## Task to complete
Write out the data below in full, unchanged, minus the images.
---*---
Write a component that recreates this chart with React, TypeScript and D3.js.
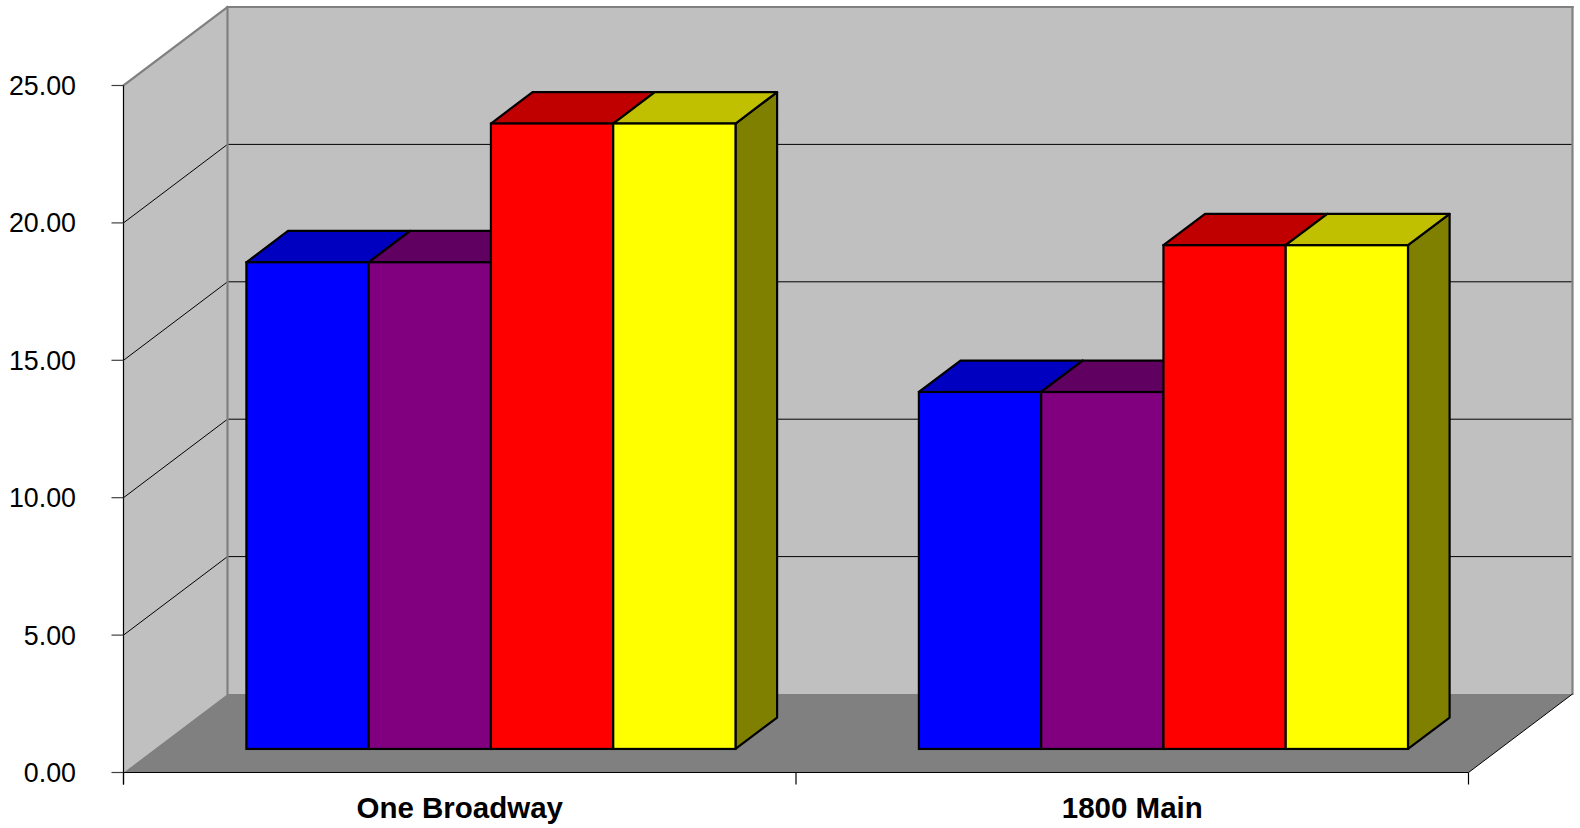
import { useEffect, useRef } from "react";
import * as d3 from "d3";

const categories = ["One Broadway", "1800 Main"];
const seriesKeys = ["s1", "s2", "s3", "s4"];
const series1 = [17.71, 12.99];
const series2 = [17.71, 12.99];
const series3 = [22.76, 18.33];
const series4 = [22.76, 18.33];
const yTicks = [0, 5, 10, 15, 20, 25];

const frontColors = ["#0000FF", "#800080", "#FF0000", "#FFFF00"];
const topColors = ["#0000C0", "#600060", "#C00000", "#C0C000"];
const sideColors = ["#0000A0", "#500050", "#A00000", "#808000"];

const W = 1580;
const H = 828;
// front plane of the 3d box
const plotLeft = 123.5;
const plotRight = 1468.5;
const floorY = 772.5;
const topY = 85.5;
// depth offset of the back wall
const depthX = 104;
const depthY = -78.5;
const barFront = 0.3;
const barBack = 0.7;
const font = "'Liberation Sans', Arial, sans-serif";

const App = () => {
  const ref = useRef<SVGSVGElement>(null);

  useEffect(() => {
    const svg = d3.select(ref.current as SVGSVGElement);
    svg.selectAll("*").remove();

    const values = [series1, series2, series3, series4];

    const x = d3.scaleBand().domain(categories).range([plotLeft, plotRight]).padding(0);
    const xs = d3
      .scaleBand()
      .domain(seriesKeys)
      .range([0, x.bandwidth()])
      .paddingInner(0)
      .paddingOuter(0.75);
    const y = d3.scaleLinear().domain([0, 25]).range([floorY, topY]);

    const L = plotLeft;
    const R = plotRight;
    const pts = (p: number[][]) => p.map((d) => d.join(",")).join(" ");

    // side wall
    svg
      .append("polygon")
      .attr(
        "points",
        pts([
          [L, floorY],
          [L, topY],
          [L + depthX, topY + depthY],
          [L + depthX, floorY + depthY],
        ])
      )
      .attr("fill", "#C0C0C0");
    // back wall
    svg
      .append("polygon")
      .attr(
        "points",
        pts([
          [L + depthX, topY + depthY],
          [R + depthX, topY + depthY],
          [R + depthX, floorY + depthY],
          [L + depthX, floorY + depthY],
        ])
      )
      .attr("fill", "#C0C0C0");
    // floor
    svg
      .append("polygon")
      .attr(
        "points",
        pts([
          [L, floorY],
          [R, floorY],
          [R + depthX, floorY + depthY],
          [L + depthX, floorY + depthY],
        ])
      )
      .attr("fill", "#808080");

    // gridlines
    svg
      .selectAll(".grid")
      .data(yTicks.filter((t) => t > 0 && t < 25))
      .enter()
      .append("polyline")
      .attr("points", (t) =>
        pts([
          [L, y(t)],
          [L + depthX, y(t) + depthY],
          [R + depthX, y(t) + depthY],
        ])
      )
      .attr("fill", "none")
      .attr("stroke", "#000")
      .attr("stroke-width", 1);

    // wall edges
    const edges = [
      [[L, topY], [L + depthX, topY + depthY]],
      [[L + depthX, topY + depthY], [R + depthX, topY + depthY]],
      [[L + depthX, topY + depthY], [L + depthX, floorY + depthY]],
      [[R + depthX, topY + depthY], [R + depthX, floorY + depthY]],
    ];
    svg
      .selectAll(".edge")
      .data(edges)
      .enter()
      .append("polyline")
      .attr("points", (d) => pts(d))
      .attr("fill", "none")
      .attr("stroke", "#808080")
      .attr("stroke-width", 2.2)
      .attr("stroke-linecap", "square");

    svg
      .append("line")
      .attr("x1", R)
      .attr("y1", floorY)
      .attr("x2", R + depthX)
      .attr("y2", floorY + depthY)
      .attr("stroke", "#000")
      .attr("stroke-width", 1);

    // bars: side, top, then front, left to right
    const g = svg.append("g");
    categories.forEach((c, ci) => {
      seriesKeys.forEach((s, si) => {
        const v = values[si][ci];
        const x0 = (x(c) as number) + (xs(s) as number) + barFront * depthX;
        const x1 = x0 + xs.bandwidth();
        const yt = y(v) + barFront * depthY;
        const yb = y(0) + barFront * depthY;
        const ddx = (barBack - barFront) * depthX;
        const ddy = (barBack - barFront) * depthY;

        g.append("polygon")
          .attr(
            "points",
            pts([
              [x1, yt],
              [x1 + ddx, yt + ddy],
              [x1 + ddx, yb + ddy],
              [x1, yb],
            ])
          )
          .attr("fill", sideColors[si])
          .attr("stroke", "#000")
          .attr("stroke-width", 2.2)
          .attr("stroke-linejoin", "round");
        g.append("polygon")
          .attr(
            "points",
            pts([
              [x0, yt],
              [x1, yt],
              [x1 + ddx, yt + ddy],
              [x0 + ddx, yt + ddy],
            ])
          )
          .attr("fill", topColors[si])
          .attr("stroke", "#000")
          .attr("stroke-width", 2.2)
          .attr("stroke-linejoin", "round");
        g.append("rect")
          .attr("x", x0)
          .attr("y", yt)
          .attr("width", x1 - x0)
          .attr("height", yb - yt)
          .attr("fill", frontColors[si])
          .attr("stroke", "#000")
          .attr("stroke-width", 2.2);
      });
    });

    // axes
    svg
      .append("line")
      .attr("x1", L)
      .attr("y1", topY)
      .attr("x2", L)
      .attr("y2", floorY + 12)
      .attr("stroke", "#000")
      .attr("stroke-width", 1.2);
    svg
      .append("line")
      .attr("x1", L)
      .attr("y1", floorY)
      .attr("x2", R)
      .attr("y2", floorY)
      .attr("stroke", "#000")
      .attr("stroke-width", 1.2);

    svg
      .selectAll(".ytick")
      .data(yTicks)
      .enter()
      .append("line")
      .attr("x1", L - 12)
      .attr("x2", L)
      .attr("y1", (t) => y(t))
      .attr("y2", (t) => y(t))
      .attr("stroke", "#404040")
      .attr("stroke-width", 1.2);

    svg
      .selectAll(".xtick")
      .data([L, ...categories.map((c) => (x(c) as number) + x.bandwidth())])
      .enter()
      .append("line")
      .attr("x1", (d) => d)
      .attr("x2", (d) => d)
      .attr("y1", floorY)
      .attr("y2", floorY + 12)
      .attr("stroke", "#000")
      .attr("stroke-width", 1.2);

    svg
      .selectAll(".ylabel")
      .data(yTicks)
      .enter()
      .append("text")
      .attr("x", 76)
      .attr("y", (t) => y(t) + 9.5)
      .attr("text-anchor", "end")
      .style("font-family", font)
      .style("font-size", "26.8px")
      .attr("fill", "#000")
      .text((t) => d3.format(".2f")(t));

    svg
      .selectAll(".xlabel")
      .data(categories)
      .enter()
      .append("text")
      .attr("x", (c) => (x(c) as number) + x.bandwidth() / 2)
      .attr("y", 818)
      .attr("text-anchor", "middle")
      .style("font-family", font)
      .style("font-size", "29.5px")
      .style("font-weight", 700)
      .attr("fill", "#000")
      .text((c) => c);
  }, []);

  return (
    <svg
      ref={ref}
      width={W}
      height={H}
      style={{ position: "absolute", left: 0, top: 0, display: "block", background: "#fff" }}
    />
  );
};

export default App;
---*---
## Full solution
Write a component that recreates this chart with React, TypeScript and D3.js.
import { useEffect, useRef } from "react";
import * as d3 from "d3";

const categories = ["One Broadway", "1800 Main"];
const seriesKeys = ["s1", "s2", "s3", "s4"];
const series1 = [17.71, 12.99];
const series2 = [17.71, 12.99];
const series3 = [22.76, 18.33];
const series4 = [22.76, 18.33];
const yTicks = [0, 5, 10, 15, 20, 25];

const frontColors = ["#0000FF", "#800080", "#FF0000", "#FFFF00"];
const topColors = ["#0000C0", "#600060", "#C00000", "#C0C000"];
const sideColors = ["#0000A0", "#500050", "#A00000", "#808000"];

const W = 1580;
const H = 828;
// front plane of the 3d box
const plotLeft = 123.5;
const plotRight = 1468.5;
const floorY = 772.5;
const topY = 85.5;
// depth offset of the back wall
const depthX = 104;
const depthY = -78.5;
const barFront = 0.3;
const barBack = 0.7;
const font = "'Liberation Sans', Arial, sans-serif";

const App = () => {
  const ref = useRef<SVGSVGElement>(null);

  useEffect(() => {
    const svg = d3.select(ref.current as SVGSVGElement);
    svg.selectAll("*").remove();

    const values = [series1, series2, series3, series4];

    const x = d3.scaleBand().domain(categories).range([plotLeft, plotRight]).padding(0);
    const xs = d3
      .scaleBand()
      .domain(seriesKeys)
      .range([0, x.bandwidth()])
      .paddingInner(0)
      .paddingOuter(0.75);
    const y = d3.scaleLinear().domain([0, 25]).range([floorY, topY]);

    const L = plotLeft;
    const R = plotRight;
    const pts = (p: number[][]) => p.map((d) => d.join(",")).join(" ");

    // side wall
    svg
      .append("polygon")
      .attr(
        "points",
        pts([
          [L, floorY],
          [L, topY],
          [L + depthX, topY + depthY],
          [L + depthX, floorY + depthY],
        ])
      )
      .attr("fill", "#C0C0C0");
    // back wall
    svg
      .append("polygon")
      .attr(
        "points",
        pts([
          [L + depthX, topY + depthY],
          [R + depthX, topY + depthY],
          [R + depthX, floorY + depthY],
          [L + depthX, floorY + depthY],
        ])
      )
      .attr("fill", "#C0C0C0");
    // floor
    svg
      .append("polygon")
      .attr(
        "points",
        pts([
          [L, floorY],
          [R, floorY],
          [R + depthX, floorY + depthY],
          [L + depthX, floorY + depthY],
        ])
      )
      .attr("fill", "#808080");

    // gridlines
    svg
      .selectAll(".grid")
      .data(yTicks.filter((t) => t > 0 && t < 25))
      .enter()
      .append("polyline")
      .attr("points", (t) =>
        pts([
          [L, y(t)],
          [L + depthX, y(t) + depthY],
          [R + depthX, y(t) + depthY],
        ])
      )
      .attr("fill", "none")
      .attr("stroke", "#000")
      .attr("stroke-width", 1);

    // wall edges
    const edges = [
      [[L, topY], [L + depthX, topY + depthY]],
      [[L + depthX, topY + depthY], [R + depthX, topY + depthY]],
      [[L + depthX, topY + depthY], [L + depthX, floorY + depthY]],
      [[R + depthX, topY + depthY], [R + depthX, floorY + depthY]],
    ];
    svg
      .selectAll(".edge")
      .data(edges)
      .enter()
      .append("polyline")
      .attr("points", (d) => pts(d))
      .attr("fill", "none")
      .attr("stroke", "#808080")
      .attr("stroke-width", 2.2)
      .attr("stroke-linecap", "square");

    svg
      .append("line")
      .attr("x1", R)
      .attr("y1", floorY)
      .attr("x2", R + depthX)
      .attr("y2", floorY + depthY)
      .attr("stroke", "#000")
      .attr("stroke-width", 1);

    // bars: side, top, then front, left to right
    const g = svg.append("g");
    categories.forEach((c, ci) => {
      seriesKeys.forEach((s, si) => {
        const v = values[si][ci];
        const x0 = (x(c) as number) + (xs(s) as number) + barFront * depthX;
        const x1 = x0 + xs.bandwidth();
        const yt = y(v) + barFront * depthY;
        const yb = y(0) + barFront * depthY;
        const ddx = (barBack - barFront) * depthX;
        const ddy = (barBack - barFront) * depthY;

        g.append("polygon")
          .attr(
            "points",
            pts([
              [x1, yt],
              [x1 + ddx, yt + ddy],
              [x1 + ddx, yb + ddy],
              [x1, yb],
            ])
          )
          .attr("fill", sideColors[si])
          .attr("stroke", "#000")
          .attr("stroke-width", 2.2)
          .attr("stroke-linejoin", "round");
        g.append("polygon")
          .attr(
            "points",
            pts([
              [x0, yt],
              [x1, yt],
              [x1 + ddx, yt + ddy],
              [x0 + ddx, yt + ddy],
            ])
          )
          .attr("fill", topColors[si])
          .attr("stroke", "#000")
          .attr("stroke-width", 2.2)
          .attr("stroke-linejoin", "round");
        g.append("rect")
          .attr("x", x0)
          .attr("y", yt)
          .attr("width", x1 - x0)
          .attr("height", yb - yt)
          .attr("fill", frontColors[si])
          .attr("stroke", "#000")
          .attr("stroke-width", 2.2);
      });
    });

    // axes
    svg
      .append("line")
      .attr("x1", L)
      .attr("y1", topY)
      .attr("x2", L)
      .attr("y2", floorY + 12)
      .attr("stroke", "#000")
      .attr("stroke-width", 1.2);
    svg
      .append("line")
      .attr("x1", L)
      .attr("y1", floorY)
      .attr("x2", R)
      .attr("y2", floorY)
      .attr("stroke", "#000")
      .attr("stroke-width", 1.2);

    svg
      .selectAll(".ytick")
      .data(yTicks)
      .enter()
      .append("line")
      .attr("x1", L - 12)
      .attr("x2", L)
      .attr("y1", (t) => y(t))
      .attr("y2", (t) => y(t))
      .attr("stroke", "#404040")
      .attr("stroke-width", 1.2);

    svg
      .selectAll(".xtick")
      .data([L, ...categories.map((c) => (x(c) as number) + x.bandwidth())])
      .enter()
      .append("line")
      .attr("x1", (d) => d)
      .attr("x2", (d) => d)
      .attr("y1", floorY)
      .attr("y2", floorY + 12)
      .attr("stroke", "#000")
      .attr("stroke-width", 1.2);

    svg
      .selectAll(".ylabel")
      .data(yTicks)
      .enter()
      .append("text")
      .attr("x", 76)
      .attr("y", (t) => y(t) + 9.5)
      .attr("text-anchor", "end")
      .style("font-family", font)
      .style("font-size", "26.8px")
      .attr("fill", "#000")
      .text((t) => d3.format(".2f")(t));

    svg
      .selectAll(".xlabel")
      .data(categories)
      .enter()
      .append("text")
      .attr("x", (c) => (x(c) as number) + x.bandwidth() / 2)
      .attr("y", 818)
      .attr("text-anchor", "middle")
      .style("font-family", font)
      .style("font-size", "29.5px")
      .style("font-weight", 700)
      .attr("fill", "#000")
      .text((c) => c);
  }, []);

  return (
    <svg
      ref={ref}
      width={W}
      height={H}
      style={{ position: "absolute", left: 0, top: 0, display: "block", background: "#fff" }}
    />
  );
};

export default App;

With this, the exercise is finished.